E' necessario tener presente che i grandiosi scorci sulle città resi possibili dalle nuove costruzioni ferroviarie furono per lungo tempo accessibili soltanto a operai e ingegneri. Chi altri, infatti, oltre all'ingegnere e al proletario saliva i gradini che, soli, rendevano l'accesso al nuovo, al decisivo – al senso dello spazio di queste costruzioni?
Quando – e se – avremo la possibilità di salire sul grattacielo sarà il giorno in cui il maquillage sarà approntato.

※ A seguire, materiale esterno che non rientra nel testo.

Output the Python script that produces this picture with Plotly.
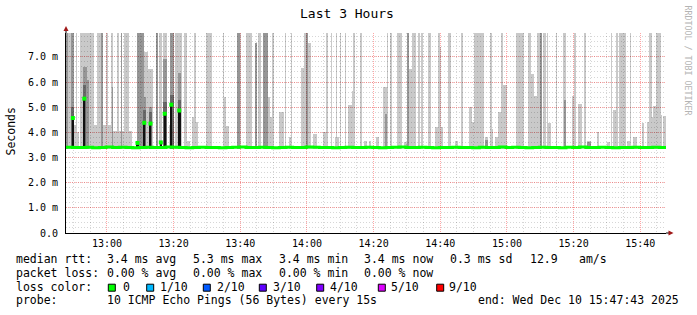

Davanti agli occhi avremo solo la maschera di Torino.
Per ora non ci resta che attraversare il ponte e cercare di proseguire lungo la linea immaginifica del progetto della Variante 200. Ci hanno raccontato di una città infinita, di un urbano sempre più difficile da definire, eppure non c'è nessuna moltiplicazione rizomatica da cercare di descrivere. Ci sono degli assi, dei nuovi centri e sì, anche delle ramificazioni più o meno articolate, più o meno pregne di importanza strategica. Tutto questo, però, è già previsto nello sviluppo gerarchico dell'arborescenza: seguirne un ramo significa riconoscere le frontiere che traccia, le aree che congiunge e soprattutto i piani longitudinali che costruisce a partire da determinate relazioni sociali. Vero è che il corpo urbano non può essere rappresentato solo da queste strutture, ma per descrivere tutto ciò che è altro è inutile avere sotto agli occhi un piano strategico; sarebbe necessario, invece, essere a conoscenza delle storie e delle pratiche di coloro che alla conformazione spaziale non si adattano.